I ran each test four times and then calculated the overall averages for the data used in this post. Scripts used for workload testing can be downloaded from here.

Results

As one would predict, performance with In-Memory objects was better than with disk-based objects. However, an In-Memory table with a regular stored procedure sometimes had comparable or only slightly better performance compared to a disk-based table with a regular stored procedure. Remember: I was interested in understanding whether I really needed a compiled stored procedure to get a large benefit with an in-memory table. For this scenario, I did. In all cases, the in-memory table with the natively compiled procedure had significantly better performance. The two graphs below show the same data, but with different scales for the x-axis, to demonstrate that performance for regular stored procedures that modify data degraded with more concurrent connections.

    DML Performance by Test and Workload
    DML Performance by Test and Workload

    DML Performance by Test and Workload [Modified scale]
    DML Performance by Test and Workload [Modified scale]

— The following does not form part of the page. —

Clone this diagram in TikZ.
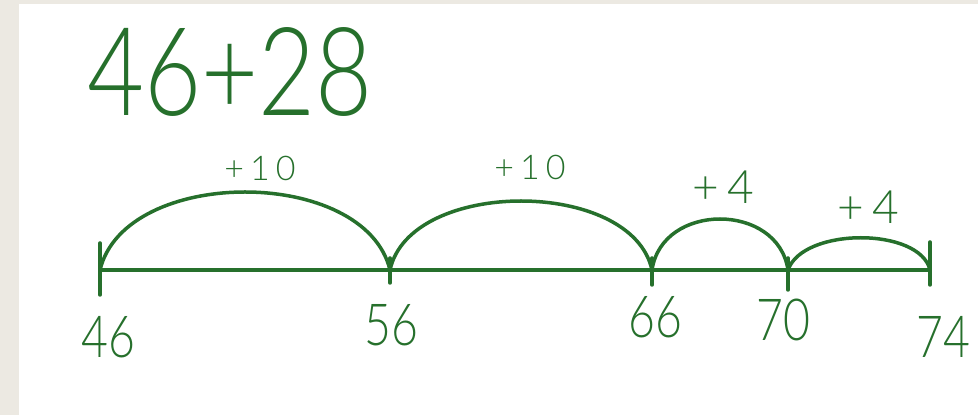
\documentclass[tikz,border=0pt]{standalone}
\usepackage{fontspec}
\setmainfont{Lato}
\newfontfamily\hand[FakeStretch=0.8, UprightFont=* Light]{Lato}
\newfontfamily\wide[LetterSpace=18, UprightFont=* Light]{Lato}
\usepackage{tikz}
\definecolor{pen}{RGB}{38,112,44}
\definecolor{frame}{RGB}{236,233,226}

\begin{document}
\begin{tikzpicture}[
    x=1pt, y=1pt,
    line width=3.5pt, line cap=round, line join=round,
    num/.style={text=pen, inner sep=0pt, font=\hand\fontsize{58}{58}\selectfont},
    jump/.style={text=pen, inner sep=0pt, font=\wide\fontsize{34}{34}\selectfont},
    hop/.style={draw=pen} % Bögen und Zahlenstrahl
]
\useasboundingbox (0,0) rectangle (978,415);
\fill[frame] (0,0) rectangle (978,415);
\fill[white] (19,0) rectangle (978,411);

\node[text=pen, inner sep=0pt, font=\hand\fontsize{123}{123}\selectfont] (task) at (230,343) {46+28};

\coordinate (p46) at (100,145);
\coordinate (p56) at (390,145);
\coordinate (p66) at (652,145);
\coordinate (p70) at (788,145);
\coordinate (p74) at (930,145);

\draw[hop] (p46) -- (p74);
\foreach \p/\a/\b in {46/27/25, 56/12/13, 66/12/15, 70/12/20, 74/28/15}
    \draw[hop] ([yshift=\a] p\p) -- ([yshift=-\b] p\p);

\draw[hop] (p46) .. controls +(25,104) and +(-25,104) .. (p56);
\draw[hop] (p56) .. controls +(20,92) and +(-20,92) .. (p66);
\draw[hop] (p66) .. controls +(10,68) and +(-10,68) .. (p70);
\draw[hop] (p70) .. controls +(15,43) and +(-10,43) .. (p74);

\node[jump] (j1) at (260,247) {+10};
\node[jump] (j2) at (530,248) {+10};
\node[jump, font=\wide\fontsize{46}{46}\selectfont] (j3) at (723,228) {+4};
\node[jump, font=\wide\fontsize{46}{46}\selectfont] (j4) at (868,208) {+4};

\node[num] (l46) at (108,78) {46};
\node[num] (l56) at (391,90) {56};
\node[num] (l66) at (655,98) {66};
\node[num] (l70) at (783,95) {70};
\node[num] (l74) at (943,78) {74};
\end{tikzpicture}
\end{document}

The exception is INSERTs into the In-Memory table with the regular stored procedure. With 100 connections the average duration is over 8ms for a disk-based table, but less than 100 microseconds for the In-Memory table. The likely reason is the absence of locking and latching with the In-Memory table, and this is supported with wait statistics data:

Test INSERT UPDATE DELETE
Disk Table - 1000 WRITELOG WRITELOG WRITELOG
InMemTable_RegularSP - 1000 WRITELOG WRITELOG WRITELOG
InMemTable_CompiledSP - 1000 WRITELOG MEMORY_ALLOCATION_EXT MEMORY_ALLOCATION_EXT
Disk Table - 10,000 WRITELOG WRITELOG WRITELOG
InMemTable_RegularSP - 10,000 WRITELOG WRITELOG WRITELOG
InMemTable_CompiledSP - 10,000 WRITELOG WRITELOG MEMORY_ALLOCATION_EXT
Disk Table - 100,000 PAGELATCH_EX WRITELOG WRITELOG
InMemTable_RegularSP - 100,000 WRITELOG WRITELOG WRITELOG
InMemTable_CompiledSP - 100,000 WRITELOG WRITELOG WRITELOG

Wait Statistics By Test

Wait statistics data is listed here based on Total Resource Wait Time (which generally also translated to highest average resource time, but there were exceptions). The WRITELOG wait type is the limiting factor in this system the majority of the time. However, the PAGELATCH_EX waits for 100 concurrent connections running INSERT statements suggests that with additional load the locking and latching behavior that exists with disk-based tables could be limiting factor. In the UPDATE and DELETE scenarios with 10 and 100 connections for the disk-based table tests, the Average Resource Wait Time was highest for locks (LCK_M_X).

Conclusion

In-Memory OLTP can absolutely provide a performance boost for the right workload. The examples tested here, though, are extremely simple, and should not be judged as reason alone to migrate to an In-Memory solution. There are multiple limitations that still exist which must be considered, and thorough testing must be done before a migration occurs (particularly because migrating to an In-Memory table is an offline process). But for the right scenario, this new feature can provide a performance boost. As long as you understand that some underlying limitations will still exist, such as transaction log speed for durable tables, though most likely in a reduced manner – regardless of whether the table exists on disk or in-memory.